Avec la nouvelle donne, peut-on s’attendre à une réorganisation de la traversée ?
Absolument. Aujourd’hui, il y a le contexte lié à l’écologie et le charme de la traversée, c’est qu’elle se faisait sur des pirogues en bois. Avec l’interdiction de la coupe de bois, il y a la raréfaction de la matière première. Il s’y ajoute que le Sénégal tend vers des pirogues en fibre de verre. Donc, il faut garder cet aspect rustique d’avoir des pirogues en bois, en évoluant vers les pirogues en fibre de verre pour des questions de sécurité, des questions liées à l’écologie et à l’environnement.
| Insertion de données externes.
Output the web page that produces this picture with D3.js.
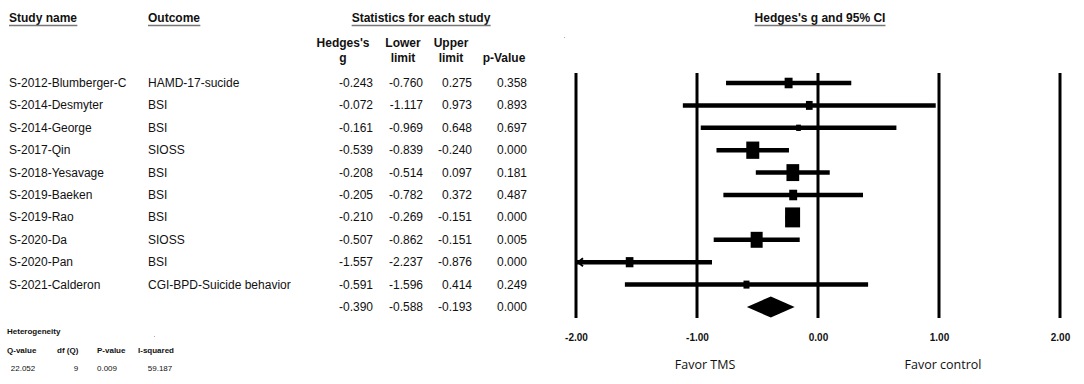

Les piroguiers sont engagés à nous accompagner, à faire évoluer leur activité, parce que ce qui se passe sur la baie sera une chose qui concerne tout le monde : les piroguiers qui assurent la traversée, les restaurateurs, les jeunes maîtres-nageurs-sauveteurs, les jeunes qui sont dans l’aquagym : Tout le monde sera responsabilisé, parce que l’adhésion, on l’a fait ensemble et si quelqu’un ne respecte ses missions pour un service donné, cela risque d’impacter sur l’ensemble. C’est pour cette raison qu’il faut les sensibiliser, les accompagner. Aujourd’hui, on a vu le jeune Mbaye Seck, l’un des rares Sénégalais à construire des pirogues faire partie des personnes qui assurent sur la traversée. La municipalité l’accompagne et lui a octroyé un espace pour qu’il puisse installer son usine de fabrication de pirogues pour assurer la traversée et la sécurité des gens qui vont emprunter ces embarcations.